13) Do what you say, show up on time, return all calls, and pay all bills when due. Did I really have to say this?
DON'T
1) Don’t agree to pay any up-front fees. These are almost always the tell-tale sign of a scammer but if legit (most are junk fees) these should be paid only at closing, when your lender performs. Appraisal costs paid directly to an appraiser, and perhaps a nominal credit check fee, are the only exceptions.
2) Don’t overpay for a property, compromise your expected returns, or ever feel desperate to do a deal. Similarly, don't subscribe to the myth that if you find a great deal, the money will somehow appear. This is the garbage pedaled by gurus.
3) Don't think the numbers won't apply to you or that they will somehow work out. You are not exempt from losing money. You’ll understand this the first time you sell a property and have to bring a check to the closing table.
4) Similarly, don’t ask a lender to loan on a substandard deal because you’re either having a hard time finding properties or you want to take an unusual risk.
5) Unless you’re just asking for some friendly advice or info, don’t present deals you do not have under contract. The cold reality is that many/most deals you believe you’re 100% certain to obtain, will fall through.
6) Don’t ever ask anyone who is inexperienced to loan you money in second position.
7) Don’t do business with friends or family. Nothing will forever change a relationship faster than when money is involved. Losing the money of a family member will make for many uncomfortable Thanksgivings.

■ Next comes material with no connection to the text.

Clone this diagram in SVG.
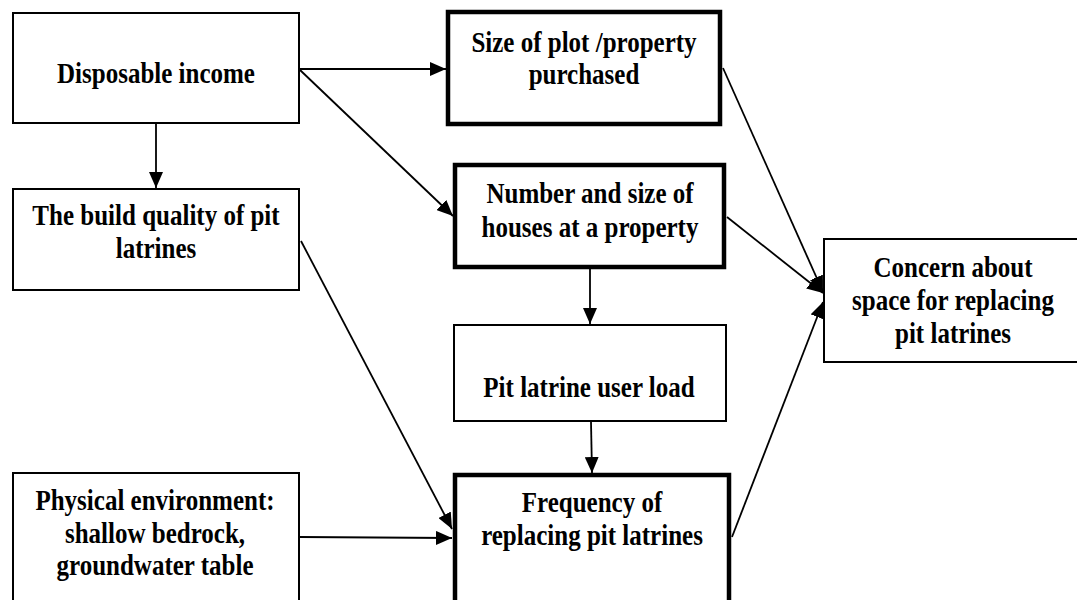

9) Don’t pool money from several investors. This requires a security exemption.
10) Don’t come here asking if Peter Pauper from Peoria, who just sent you a copy of a driver’s license and some BS paperwork, is a legit lender in your state. If you have to ask, he’s not – and you knew that. (You’re not still willing to borrow money from a stranger on the internet, are you?)
11) Don’t give out any personal info until you are 100% certain you know with whom you are dealing and how they will protect that info.
12) Don’t give out any personal info until you are 100% certain you know with whom you are dealing and how they will protect that info. Yes, I wrote that twice.
13) Don't fall into the myth, often repeated here, that there is any legal difference between a Hard Money Lender and Private Lender. These are marketing terms representing non-conventional loans. The same lending laws apply whether the loan is from your Aunt Mildred or a giant mega HML at a fancy address. If you insist on borrowing from Aunt Mildred, make sure she is as secured and protected as the giant mega HML would be.
14) Similarly, don’t think that a properly originated loan consists only of a Note and Deed-of-Trust or Mortgage. This is frequently stated on this board by very knowledgeable and astute real estate investors who don’t fully understand lending.
15) Don’t get lending docs from a title company or (yikes!!!) off the internet. You have no idea what you are using. Protect any inexperienced lender.
16) Don’t get your lending or borrowing advice off the Internet. Especially from me!!! This is why Lending Lawyers were invented. Understand that real estate lawyers and closing attorneys are not Lending Lawyers and that most are only used to conventional loans.
17) Don’t play games. If you agree to do a deal, do it, and expect nothing less from your lender.